The worst ones are diagrams that look clean but hide all the decisions that actually matter. A messy diagram that shows the real tradeoffs is more useful than a pretty one that lies
Once worked with a systems architect who intentionally disorganized their flow diagrams by just moving nodes in their flow to random places (hi Dan!). The only reason I can think of why he'd do that is to maintain job security by keeping the junior apps folk confused.
It amazes me that they are spending all of this time reducing the memory footprint and not do the most obvious thing - just stop using fucking Electron
Their master diagram example in #3 contains a #2 mistake with an unconnected resource (the stripe account). Maybe a double validation of why the master diagrams can be hard to maintain.
So https://www.jerf.org/iri/post/2025/on_layers_and_boxes_and_l... is an interesting take: put links in your diagram, so it functions as a table of contents. This seems most useful for someone who needs to start working on a project.
Similarly https://haskellforall.com/2026/02/browse-code-by-meaning asks how to show what's in a repo, but maybe file tree is not best and a diagram with links as table of contents is the answer.
That said practically speaking, I'm not sure what tooling easily creates working links in a diagram that looks good in any context, for instance mermaid might render on github but not a text editor.
Of course for other purposes maybe just go crazy with the diagram. I once had a coworker draw this super detailed master diagram, maybe 50-100 things on it, which I was told impressed senior government officials (after my manager recolored all the red to avoid connoting errors). But for the purpose of orienting developers a table of contents with links sounds better.
Is the diagram for marketing? A sales proposal? A business person using the product? Technical peer?
If you don't know this, you don't know if you have the right level of detail.
Of course, sequence diagrams make it clear with two separate arrows when control and data flow in different directions, but a lot of diagrams are of the "plain old boxes and arrows" variety.
Most of the article's diagrams are actually terrible in this regard.
This way sometimes the color can describe control, data, and sometimes even teams expected to implement this arrow by color coding teams.
The latter is very helpful for cross team meetings to make each group focus on the part of the diagram that will affect them the most, and give pointed feedback to assumptions and lack in specs
In my 20 years in this field I can easily count on one hand the times a diagram like this has been useful. I’ve seen more cases where they were clearly created to satisfy some exec that wanted to see it and never updated again.
> This can be as simple as adding a type suffix to a resource name (e.g. Orders Table, Results Bucket)
Don't encode types in names. And I disagree somewhat that the names are really needed at all.
> Making a “master” diagram
I think such a diagram is useful but obviously each top-level "box" in it doesn't need to contain all sub-components.

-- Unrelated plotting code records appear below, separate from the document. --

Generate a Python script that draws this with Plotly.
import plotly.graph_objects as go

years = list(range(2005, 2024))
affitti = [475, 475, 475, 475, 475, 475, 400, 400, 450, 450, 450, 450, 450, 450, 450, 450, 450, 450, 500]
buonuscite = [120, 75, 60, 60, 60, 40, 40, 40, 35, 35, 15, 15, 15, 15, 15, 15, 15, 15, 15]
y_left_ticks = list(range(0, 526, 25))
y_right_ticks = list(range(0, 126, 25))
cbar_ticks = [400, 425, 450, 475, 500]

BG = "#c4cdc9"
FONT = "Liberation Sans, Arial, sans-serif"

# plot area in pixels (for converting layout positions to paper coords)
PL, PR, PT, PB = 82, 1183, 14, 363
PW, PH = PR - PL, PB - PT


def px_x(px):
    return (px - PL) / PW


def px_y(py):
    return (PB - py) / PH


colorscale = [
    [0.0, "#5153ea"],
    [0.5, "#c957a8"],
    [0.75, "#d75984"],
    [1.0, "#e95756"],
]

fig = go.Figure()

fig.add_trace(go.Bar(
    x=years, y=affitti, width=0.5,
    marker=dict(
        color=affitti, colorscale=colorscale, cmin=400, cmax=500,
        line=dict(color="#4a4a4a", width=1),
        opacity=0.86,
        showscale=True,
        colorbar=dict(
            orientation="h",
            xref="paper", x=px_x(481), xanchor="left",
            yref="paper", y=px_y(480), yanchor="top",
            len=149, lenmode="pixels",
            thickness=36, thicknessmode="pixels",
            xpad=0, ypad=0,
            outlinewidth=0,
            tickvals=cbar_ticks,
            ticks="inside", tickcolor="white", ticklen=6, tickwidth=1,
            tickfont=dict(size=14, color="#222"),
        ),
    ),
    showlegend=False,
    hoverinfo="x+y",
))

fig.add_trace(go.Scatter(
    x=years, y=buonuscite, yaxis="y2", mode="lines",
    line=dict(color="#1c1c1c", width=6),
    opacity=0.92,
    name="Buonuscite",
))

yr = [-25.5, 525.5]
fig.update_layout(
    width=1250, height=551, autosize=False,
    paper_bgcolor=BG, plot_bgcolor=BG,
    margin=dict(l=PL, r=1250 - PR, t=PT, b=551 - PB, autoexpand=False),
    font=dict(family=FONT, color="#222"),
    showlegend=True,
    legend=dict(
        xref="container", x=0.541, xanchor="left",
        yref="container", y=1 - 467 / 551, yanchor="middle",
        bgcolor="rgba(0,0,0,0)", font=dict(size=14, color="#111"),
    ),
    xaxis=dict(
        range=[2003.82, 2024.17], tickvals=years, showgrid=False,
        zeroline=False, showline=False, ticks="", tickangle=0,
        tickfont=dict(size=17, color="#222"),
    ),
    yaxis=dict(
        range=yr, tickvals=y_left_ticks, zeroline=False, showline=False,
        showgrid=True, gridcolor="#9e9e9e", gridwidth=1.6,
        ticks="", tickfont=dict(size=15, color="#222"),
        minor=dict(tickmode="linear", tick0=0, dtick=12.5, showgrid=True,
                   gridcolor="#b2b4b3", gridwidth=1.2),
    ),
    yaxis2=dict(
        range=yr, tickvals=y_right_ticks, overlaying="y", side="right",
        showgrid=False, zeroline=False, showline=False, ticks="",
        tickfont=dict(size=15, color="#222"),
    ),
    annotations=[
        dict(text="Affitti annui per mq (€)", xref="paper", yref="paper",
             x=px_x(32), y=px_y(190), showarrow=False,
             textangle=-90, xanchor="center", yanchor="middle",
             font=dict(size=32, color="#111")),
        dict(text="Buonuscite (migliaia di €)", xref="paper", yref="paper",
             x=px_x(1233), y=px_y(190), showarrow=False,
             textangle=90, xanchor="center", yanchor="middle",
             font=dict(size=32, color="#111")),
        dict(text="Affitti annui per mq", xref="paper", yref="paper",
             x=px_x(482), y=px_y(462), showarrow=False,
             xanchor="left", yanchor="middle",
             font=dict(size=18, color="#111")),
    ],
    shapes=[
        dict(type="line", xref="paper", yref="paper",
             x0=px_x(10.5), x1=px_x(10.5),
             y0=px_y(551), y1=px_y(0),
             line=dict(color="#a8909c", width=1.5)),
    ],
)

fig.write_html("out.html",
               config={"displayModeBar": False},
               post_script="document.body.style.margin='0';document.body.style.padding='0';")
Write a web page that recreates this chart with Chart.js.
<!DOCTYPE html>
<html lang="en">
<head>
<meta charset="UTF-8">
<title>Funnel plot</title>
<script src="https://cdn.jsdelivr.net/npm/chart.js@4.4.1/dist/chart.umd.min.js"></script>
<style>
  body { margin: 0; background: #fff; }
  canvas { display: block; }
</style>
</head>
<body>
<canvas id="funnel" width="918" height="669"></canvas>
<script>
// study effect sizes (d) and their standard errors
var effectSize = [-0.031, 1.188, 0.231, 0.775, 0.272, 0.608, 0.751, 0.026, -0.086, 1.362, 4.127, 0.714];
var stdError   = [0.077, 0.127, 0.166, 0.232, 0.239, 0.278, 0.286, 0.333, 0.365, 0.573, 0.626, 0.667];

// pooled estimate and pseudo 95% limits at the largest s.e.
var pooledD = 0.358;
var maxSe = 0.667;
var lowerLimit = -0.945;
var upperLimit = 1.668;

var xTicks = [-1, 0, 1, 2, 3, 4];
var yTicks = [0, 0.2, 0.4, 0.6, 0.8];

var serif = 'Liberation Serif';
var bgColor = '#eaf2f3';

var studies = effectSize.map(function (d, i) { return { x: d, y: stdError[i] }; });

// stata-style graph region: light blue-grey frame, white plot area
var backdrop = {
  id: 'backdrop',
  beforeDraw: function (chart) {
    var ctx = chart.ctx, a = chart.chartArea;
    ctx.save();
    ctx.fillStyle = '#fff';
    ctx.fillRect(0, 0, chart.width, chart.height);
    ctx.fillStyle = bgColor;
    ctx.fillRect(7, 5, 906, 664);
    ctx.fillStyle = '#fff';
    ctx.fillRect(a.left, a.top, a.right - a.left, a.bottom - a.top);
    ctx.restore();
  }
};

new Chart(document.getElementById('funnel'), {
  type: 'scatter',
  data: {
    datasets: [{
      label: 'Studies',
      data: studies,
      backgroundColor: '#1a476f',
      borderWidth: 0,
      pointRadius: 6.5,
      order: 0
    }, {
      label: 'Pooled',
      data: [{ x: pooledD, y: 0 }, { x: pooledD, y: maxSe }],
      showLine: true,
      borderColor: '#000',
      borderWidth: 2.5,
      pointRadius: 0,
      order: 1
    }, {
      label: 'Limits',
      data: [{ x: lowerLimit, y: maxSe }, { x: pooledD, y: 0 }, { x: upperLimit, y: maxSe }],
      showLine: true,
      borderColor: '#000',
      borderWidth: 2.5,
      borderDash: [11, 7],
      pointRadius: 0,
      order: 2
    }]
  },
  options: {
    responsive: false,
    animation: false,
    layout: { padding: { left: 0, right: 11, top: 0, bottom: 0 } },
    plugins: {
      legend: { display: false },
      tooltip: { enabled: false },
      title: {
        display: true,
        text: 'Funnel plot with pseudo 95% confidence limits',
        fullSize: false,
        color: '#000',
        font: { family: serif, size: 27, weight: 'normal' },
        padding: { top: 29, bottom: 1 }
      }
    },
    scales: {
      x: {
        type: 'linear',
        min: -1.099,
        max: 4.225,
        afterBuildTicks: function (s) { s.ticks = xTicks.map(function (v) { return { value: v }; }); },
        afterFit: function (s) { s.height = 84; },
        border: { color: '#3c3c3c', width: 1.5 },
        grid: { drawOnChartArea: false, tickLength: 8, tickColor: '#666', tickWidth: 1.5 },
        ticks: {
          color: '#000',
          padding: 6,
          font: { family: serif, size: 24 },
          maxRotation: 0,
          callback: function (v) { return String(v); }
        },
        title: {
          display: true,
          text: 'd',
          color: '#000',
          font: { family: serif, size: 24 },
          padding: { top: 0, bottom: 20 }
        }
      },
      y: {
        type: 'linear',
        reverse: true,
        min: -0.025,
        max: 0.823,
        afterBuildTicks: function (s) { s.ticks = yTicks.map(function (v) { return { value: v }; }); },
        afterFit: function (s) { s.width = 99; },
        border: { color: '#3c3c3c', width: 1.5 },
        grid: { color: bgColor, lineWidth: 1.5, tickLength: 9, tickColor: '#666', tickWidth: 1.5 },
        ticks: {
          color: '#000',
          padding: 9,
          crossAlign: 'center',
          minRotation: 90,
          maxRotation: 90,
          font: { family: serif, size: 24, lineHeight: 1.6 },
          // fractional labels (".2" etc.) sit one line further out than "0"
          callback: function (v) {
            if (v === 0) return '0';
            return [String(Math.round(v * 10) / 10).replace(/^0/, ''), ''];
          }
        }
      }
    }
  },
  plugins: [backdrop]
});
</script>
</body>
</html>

You want a diagram containing only icons? You will still need a legend somewhere that explains what each icon means, otherwise you will end up with at least as many interpretations of the diagram as there are readers of it.
And I'd say that that first image as shown is virtually useless anyway. There is little value in just laying out resource components without linking them to system operation in some way -- which means that that diagram can only be understood in its larger context, and that's typically not how diagrams are used: they end up being the main focus of discussions.
Why? Hungarian notation probably is probably going too far, but in cases where a single word is heavily overloaded encoding types is helpful (eg. image file, image table, image bucket).
And for your naming, I would probably have something like "Unnormalized orders", "normalised orders", "queued orders", but obviously I can't tell without much more information.